* Begin *
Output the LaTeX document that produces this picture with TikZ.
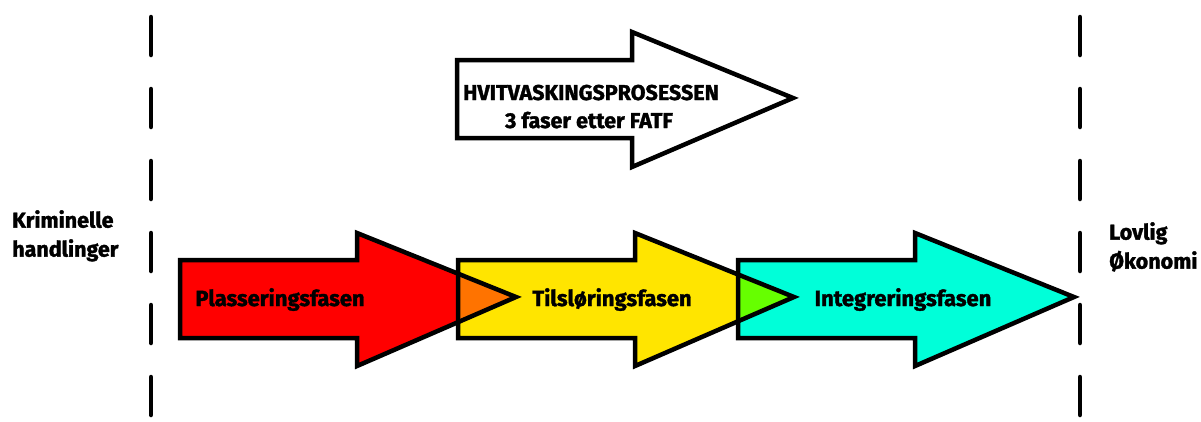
\documentclass[tikz,border=0pt]{standalone}
\usepackage{fontspec}
\setmainfont{Fira Sans}[BoldFeatures={FakeBold=1.6}]
\definecolor{phRed}{HTML}{FF0000}
\definecolor{phYellow}{HTML}{FFE500}
\definecolor{phCyan}{HTML}{00FFD9}
\definecolor{phOrange}{HTML}{FF7300}
\definecolor{phGreen}{HTML}{66FF00}
\begin{document}
\begin{tikzpicture}[x=1pt,y=-1pt,
  outline/.style={draw=black,line width=4.5pt,line join=miter},
  border/.style={black,line width=4.5pt,line cap=round,dash pattern=on 38pt off 34pt},
  label/.style={font=\bfseries\fontsize{22}{24}\selectfont,inner sep=0pt},
  title/.style={font=\bfseries\fontsize{21.5}{24}\selectfont,inner sep=0pt},
  side/.style={font=\bfseries\fontsize{21.5}{29}\selectfont,inner sep=0pt,align=left}]
\useasboundingbox (0,0) rectangle (1201,421);
% block arrow with its left edge at #1
\def\phase#1{(#1,260) -- (#1+177,260) -- (#1+177,233) -- (#1+336,297)
  -- (#1+177,366) -- (#1+177,338) -- (#1,338) -- cycle}
\def\body#1{(#1,260) rectangle (#1+177,338)}
% phase boundaries
\coordinate (lt) at (151,17);
\coordinate (lb) at (151,421);
\coordinate (rt) at (1080,17);
\coordinate (rb) at (1080,421);
\draw[border] (lt) -- (lb);
\draw[border] (rt) -- (rb);
% title arrow
\draw[outline,fill=white] (457,60) -- (632,60) -- (632,32) -- (793,98)
  -- (632,167) -- (632,138) -- (457,138) -- cycle;
\node[title,anchor=base] (title1) at (591,100) {HVITVASKINGSPROSESSEN};
\node[title,anchor=base] (title2) at (589,128) {3 faser etter FATF};
% the three phases
\fill[phRed] \phase{180};
\fill[phYellow] \phase{458};
\fill[phCyan] \phase{738};
\begin{scope}
  \clip \body{458};
  \fill[phOrange] \phase{180};
\end{scope}
\begin{scope}
  \clip \body{738};
  \fill[phGreen] \phase{458};
\end{scope}
\draw[outline] \phase{180};
\draw[outline] \phase{458};
\draw[outline] \phase{738};
\node[label,anchor=base] (p1) at (280,306) {Plasseringsfasen};
\node[label,anchor=base] (p2) at (612,306) {Tilsløringsfasen};
\node[label,anchor=base] (p3) at (903,306) {Integreringsfasen};
% endpoints
\node[side,anchor=north west] (start) at (12,210) {Kriminelle\\handlinger};
\node[side,anchor=north west] (end) at (1109,222) {Lovlig\\Økonomi};
\end{tikzpicture}
\end{document}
* End *
Set problem:
Each line that holds the word "with" is to be copied.

Full response:
Output the LaTeX document that produces this picture with TikZ.
% block arrow with its left edge at #1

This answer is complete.